Republican supporters of Bush and the war are claiming that a Lamont victory would signal a dovish takeover of the Democratic Party by activists organized by anti-Bush bloggers -- and would show that there is no room left in Democratic ranks for moderates.

The most over-the-top version of this argument came from William Kristol, editor of the Weekly Standard. "What drives so many Democrats crazy about Lieberman is not simply his support for the Iraq war," Kristol wrote. "It's that he's unashamedly pro-American."

This charge of extremism enrages Democrats, including many Lieberman supporters. It's absurd, they say, to attribute Lamont's rise primarily to bloggers who were his prime supporters three months ago, when he registered less than 20 percent in the polls. Something has happened since then that goes well beyond the blogosphere.

In this light, the effort to play the anti-American card can be seen as a sign of the frustration felt by the architects of a war that no longer enjoys popular support and the desperation of those who realize how pervasive the anti-Bush mood has become.

The battle of interpretations has raged within the Lieberman campaign itself. For months, Lieberman tried to push the war aside, insisting that the election should not be decided by a "single issue." He focused on classic incumbent arguments about his role in bringing jobs to Connecticut, and on criticisms of Lamont.
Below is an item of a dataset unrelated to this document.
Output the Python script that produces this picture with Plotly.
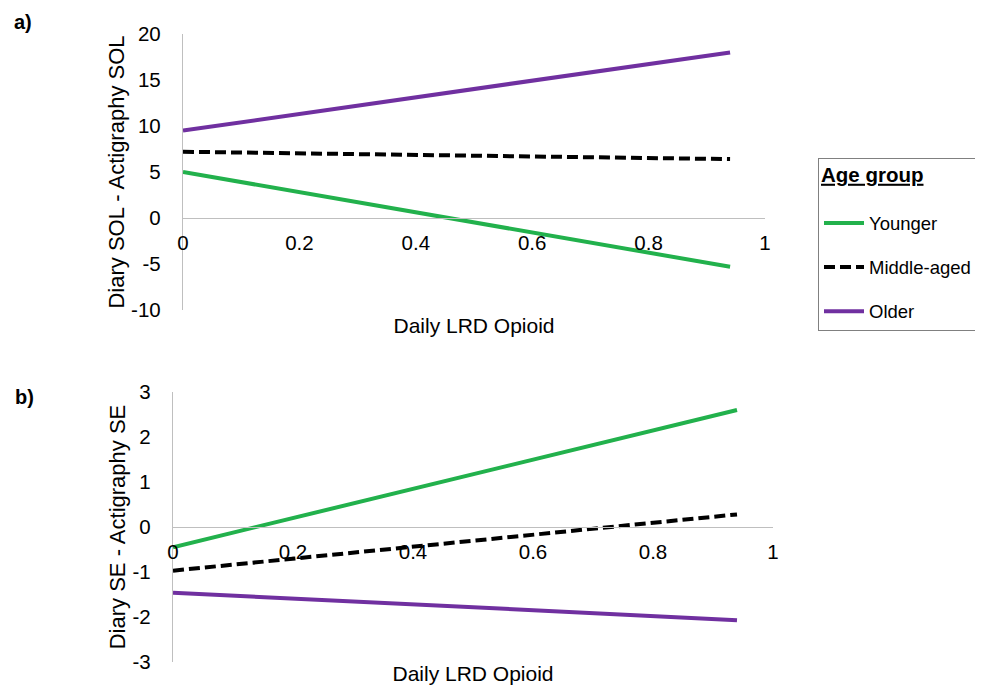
import plotly.graph_objects as go

# ---- data ----
x_vals = [0, 0.94]
groups = ["Younger", "Middle-aged", "Older"]
sol_younger = [5.0, -5.3]
sol_middle = [7.2, 6.4]
sol_older = [9.5, 18.0]
se_younger = [-0.45, 2.6]
se_middle = [-0.97, 0.28]
se_older = [-1.46, -2.07]

x_ticks = [0, 0.2, 0.4, 0.6, 0.8, 1]
x_ticktext = ["0", "0.2", "0.4", "0.6", "0.8", "1"]
sol_ticks = [-10, -5, 0, 5, 10, 15, 20]
sol_ticktext = ["-10", "-5", "0", "5", "10", "15", "20"]
se_ticks = [-3, -2, -1, 0, 1, 2, 3]
se_ticktext = ["-3", "-2", "-1", "0", "1", "2", "3"]

colors = {"Younger": "#22B14C", "Middle-aged": "#000000", "Older": "#7030A0"}
dashes = {"Younger": "solid", "Middle-aged": "11px,5px", "Older": "solid"}

W, H = 983, 692
OFF = 8  # page body margin offset
FONT = "Liberation Sans, Arial, sans-serif"

fig = go.Figure()

sol = {"Younger": sol_younger, "Middle-aged": sol_middle, "Older": sol_older}
se = {"Younger": se_younger, "Middle-aged": se_middle, "Older": se_older}

for g in groups:
    fig.add_trace(go.Scatter(x=x_vals, y=sol[g], mode="lines", name=g,
                             legendgroup=g, showlegend=True,
                             line=dict(color=colors[g], width=4, dash=dashes[g]),
                             xaxis="x", yaxis="y"))
for g in groups:
    fig.add_trace(go.Scatter(x=x_vals, y=se[g], mode="lines", name=g,
                             legendgroup=g, showlegend=False,
                             line=dict(color=colors[g], width=4, dash=dashes[g]),
                             xaxis="x2", yaxis="y2"))

# pixel -> paper helpers (accounting for page offset)
def px(a):
    return (a - OFF) / W

def py(b):
    return 1 - (b - OFF) / H

def xd(a, b):
    return [px(a), px(b)]

def yd(top, bottom):
    return [py(bottom), py(top)]

y1_dom = yd(34, 310)
y2_dom = yd(392, 662)
y1_range = [-10, 20]
y2_range = [-3, 3]
x1_pos = y1_dom[0] + (0 - y1_range[0]) / (y1_range[1] - y1_range[0]) * (y1_dom[1] - y1_dom[0])
x2_pos = y2_dom[0] + (0 - y2_range[0]) / (y2_range[1] - y2_range[0]) * (y2_dom[1] - y2_dom[0])

tick_font = dict(family=FONT, size=20.5, color="#000000")
xtitle_font = dict(family=FONT, size=21, color="#000000")
ytitle_font = dict(family=FONT, size=22, color="#000000")
gray = "#BFBFBF"

xcommon = dict(range=[0, 1], tickvals=x_ticks, ticktext=x_ticktext, showgrid=False,
               zeroline=False, showline=True, linecolor=gray, linewidth=1.3,
               ticks="", tickfont=tick_font, ticklabelstandoff=6,
               anchor="free", automargin=False, fixedrange=True)
ycommon = dict(showgrid=False, zeroline=False, showline=True, linecolor=gray,
               linewidth=1.3, ticks="", tickfont=tick_font, ticklabelstandoff=17,
               automargin=False, fixedrange=True)

legend_title = "<b><u><span style='font-size:20.5px'>Age group</span></u></b><br>\u00a0"

fig.update_layout(
    width=W, height=H,
    margin=dict(l=0, r=0, t=0, b=0, autoexpand=False),
    paper_bgcolor="white", plot_bgcolor="white",
    font=dict(family=FONT, color="#000000"),
    xaxis=dict(domain=xd(183, 765), position=x1_pos,
               title=dict(text="Daily LRD Opioid", font=xtitle_font, standoff=65),
               **xcommon),
    yaxis=dict(domain=y1_dom, range=y1_range, tickvals=sol_ticks, ticktext=sol_ticktext,
               anchor="x",
               title=dict(text="Diary SOL - Actigraphy SOL", font=ytitle_font, standoff=0),
               **ycommon),
    xaxis2=dict(domain=xd(173, 773), position=x2_pos,
                title=dict(text="Daily LRD Opioid", font=xtitle_font, standoff=104),
                **xcommon),
    yaxis2=dict(domain=y2_dom, range=y2_range, tickvals=se_ticks, ticktext=se_ticktext,
                anchor="x2",
                title=dict(text="Diary SE - Actigraphy SE", font=ytitle_font, standoff=0),
                **ycommon),
    legend=dict(x=px(818), y=py(158), xanchor="left", yanchor="top",
                bordercolor="#808080", borderwidth=1, bgcolor="white",
                font=dict(family=FONT, size=18.5, color="#000000"),
                title=dict(text=legend_title,
                           font=dict(family=FONT, size=17.5, color="#000000")),
                tracegroupgap=17, itemwidth=40),
    annotations=[
        dict(text="<b>a)</b>", x=px(12), y=py(22), xref="paper", yref="paper",
             xanchor="left", yanchor="middle", showarrow=False,
             font=dict(family=FONT, size=20, color="#000000")),
        dict(text="<b>b)</b>", x=px(13), y=py(397), xref="paper", yref="paper",
             xanchor="left", yanchor="middle", showarrow=False,
             font=dict(family=FONT, size=20, color="#000000")),
    ],
)

fig.write_html("out.html")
But on Sunday night -- pressed by campaign advisers to speak directly to Democratic anger at the president -- Lieberman finally threw in his lot with the anti-Bush camp. He offered a "closing argument" that ticked off eight issues on which he had battled the administration. He defended dissenters opposed to the war whom he had once seemed to criticize and insisted that he "clearly disagreed with and criticized the president" on many aspects of Bush's Iraq policy.

The "biggest lie being told about me by the other side," Lieberman declared, is "the false charge that I am George Bush's best friend and enabler." Lieberman's closing speech reflected a clear recognition that he had no chance of surviving as long as voters associated him with Bush.

The embattled incumbent received a modest piece of good news yesterday when the Quinnipiac University poll, whose survey four days earlier showed him trailing Lamont by 13 percentage points, found the margin cut to 6 points. Although Lieberman's own friends were pessimistic (and, truthfully, polling for a summer primary is notoriously difficult), it's at least conceivable that Lieberman's closing declaration of independence might be just enough to push him over the top.

There is, in any event, a major flaw in the claim that Lieberman's troubles reflect an end to the role of moderates in the Democratic Party: Lieberman is the one prominent moderate to receive serious opposition in this year's primaries. As Robert L. Borosage of the liberal Campaign for America's Future noted, antiwar Democrats limited their challenge to one of the most pro-Bush Democrats in one of the most Democratic states in the country. Moderate Democrats in Republican-leaning states were left largely undisturbed.

Moreover, opposition to the war in Iraq and to Bush has spread well beyond the left. In the latest Quinnipiac poll, Lieberman leads Lamont among Democrats who called themselves moderate or conservative by only 53 percent to 43 percent. If Lieberman loses, it will be primarily because of defections in the disaffected center.

There will be a way to test the competing interpretations of the Lieberman-Lamont contest. Were Lieberman to be defeated, Republicans would mourn his loss as a blow to moderates and urge him to run this fall as an independent. But if petrified Republican candidates around the country accelerate their efforts to add to the distance they've already built between themselves and Bush, you'll know that they know what Connecticut's voters were really saying.

And if Lieberman miraculously survives, it will be because he finally realized that the last thing an incumbent wants to be this year is George Bush's best friend and enabler.